Cartel: The Coming Invasion of Mexico's Drug Wars
- Front cover of the book.
- Author: Sylvia Longmire
- Language: English
- Subject: Mexican drug war War on drugs
- Genre: Non-fiction
- Publisher: Palgrave Macmillan
- Publication date: 27 September 2011
- Pages: 256
- ISBN: 0230111378

= Cartel: The Coming Invasion of Mexico's Drug Wars =

2011 non-fiction book by Sylvia Longmire

Cartel: The Coming Invasion of Mexico's Drug Wars is a non-fiction book about the Mexican drug war written by Sylvia Longmire, an independent consultant, freelance writer, and former Air Force captain. In her book, Longmire gives an overview of Mexico's drug war and describes the impact it has on the United States' national security. Drawing from her experience as an intelligence analyst of drug trafficking and border security, the author details the holes of the current drug policy of both the United States and Mexico.

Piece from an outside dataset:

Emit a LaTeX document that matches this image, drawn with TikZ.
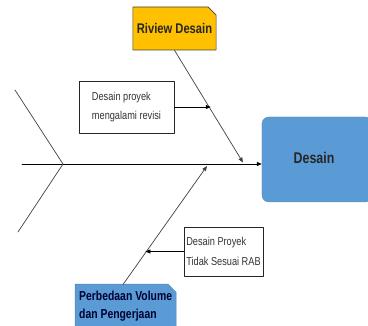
\documentclass[tikz,border=0pt]{standalone}
\usepackage{fontspec}
\setmainfont{Liberation Sans}[FakeStretch=0.8]
\usetikzlibrary{arrows.meta,shapes.misc,calc}
\definecolor{kuning}{HTML}{FFC000}
\definecolor{biru}{HTML}{5B9BD5}
\definecolor{garis}{HTML}{404040}

\begin{document}
\begin{tikzpicture}[x=1pt, y=-1pt, line cap=round, line join=round, >={Triangle[length=5pt,width=4pt]},
  kotak/.style={draw=black!85, fill=white, line width=0.6pt, align=left, inner sep=0pt,
    text=black!80, font=\fontsize{11.5}{19.5}\selectfont},
  sebab/.style={chamfered rectangle, chamfered rectangle corners=north east,
    chamfered rectangle xsep=4pt, chamfered rectangle ysep=4pt, inner sep=0pt, align=left,
    font=\bfseries\fontsize{13}{18}\selectfont},
  tulang/.style={draw=garis, line width=0.7pt}]
  \clip (0,0) rectangle (368,326);
  % kepala ikan
  \node[fill=biru, draw=biru!85!black, line width=0.4pt, rounded corners=7pt,
    minimum width=110pt, minimum height=85pt] (desain) at (317,159.5) {};
  \node[font=\bfseries\fontsize{15.5}{18}\selectfont, text=black!85] (jdl) at (314,158) {Desain};
  % tulang belakang
  \coordinate (ekor) at (63,164);
  \coordinate (awal) at (22,164);
  \draw[line width=0.9pt, ->] (awal) -- (ekor -| desain.west);
  \draw[tulang] (15,90) -- (ekor) -- (18,232);
  % sebab atas
  \node[sebab, fill=kuning, draw=garis, line width=0.6pt, minimum width=81pt, minimum height=43pt,
    text=black!85, font=\bfseries\fontsize{14}{18}\selectfont] (rvw) at (174.5,28.5) {Riview Desain};
  \coordinate (t1) at (243,162.5);
  \draw[tulang, ->] (rvw.south) -- (t1);
  \node[kotak, minimum width=95pt, minimum height=52pt] (rev) at (126.5,107)
    {Desain proyek\\mengalami revisi};
  \coordinate (m1) at ($(rvw.south)!0.53!(t1)$);
  \draw[line width=0.8pt, ->] (rev.east) -- (rev.east -| m1);
  % sebab bawah
  \node[sebab, fill=biru, draw=biru!85!black, line width=0.4pt, anchor=north west,
    minimum width=92pt, minimum height=44pt, text=black!80!blue] (pvb) at (75,284)
    {Perbedaan Volume\\dan Pengerjaan};
  \coordinate (t2) at (207,166);
  \draw[tulang, ->] (123,284.5) -- (t2);
  \node[kotak, minimum width=79pt, minimum height=49pt] (rab) at (223.5,251.5)
    {Desain Proyek\\Tidak Sesuai RAB};
  \coordinate (m2) at ($(123,284.5)!0.267!(t2)$);
  \draw[line width=0.8pt, ->] (rab.west) -- (rab.west -| m2);
\end{tikzpicture}
\end{document}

The book also covers the "spillover effect" of Mexico's drug violence in the United States, and how the narcotics distribution has grown on U.S. soil. Longmire's major contributions were describing the "tactics, techniques and procedures" of the Mexican drug trafficking organizations, particularly in kidnappings, where the author dedicates a whole chapter on how the cartels materialize them. She also contrasts the modus operandi of the Colombian drug gangs with Mexico's crime groups, and argues that the cartels in Mexico are more violent and erratic. In addition, she argues for the exploration of "regulatory options for the production, sale and distribution of marijuana in the United States," and provides demand-side strategies to control marijuana use.

In an interview, the author clarified that the term "invasion" does not relate to a war incursion of the Mexican drug cartels in America, but rather to their "corrupting influence on U.S. law enforcement, and a slow increase of spillover violence." The book, however, stresses that Mexico is not a failed state and that an effective cooperation with the United States is possible, just as long as they make it a top priority issue.

==Critical reception==
According to InSight Crime, the book is "an excellent introduction for someone new to the subject of Mexican drug trafficking." In addition, the agency stated that Longmire's book is a "thoughtful text, which warns not of a literal invasion of cartel gunmen, but of the insidious spread of corruption over the border." The Kirkus Reviews stated that Longmire "...makes a convincing case that within the United States, the violence stemming from illegal substances has caused more injuries and deaths than generally acknowledged by law-enforcement agencies." Nicholas Stein, producer of the series Border Wars, recommended the Cartel, saying it is an "easy-to-read, one-stop shopping overview of the myriad issues facing us from Mexico's cartels." David A. Marvelli, a Ph.D. candidate of Rutgers University and an intelligence analyst for the FBI, stated that the book "presents an insightful introduction to a very complex topic of consequence for U.S. national security: the Mexican drug trade and its incipient violence and destabilization of Mexican governance."

The Small Wars Journal stated that Longmire is "...one of the few authors, who successfully brings to light the spill over effect of criminal activities that are historically associated with border towns, and are now present in cities like Atlanta; one of many which is evolving into distribution hubs of illegal narcotics." Borderland Beat noted that Longmire's books focuses primarily on the "...national security optics, [and that the Mexican cartels are] closer to terrorists, of whom she cites al-Qaeda and Colombia's FARC in the same breath." Nonetheless, the review said that he cannot buy the terrorist appellation because the cartels do not have an ideology behind what they do, since their goal is making money.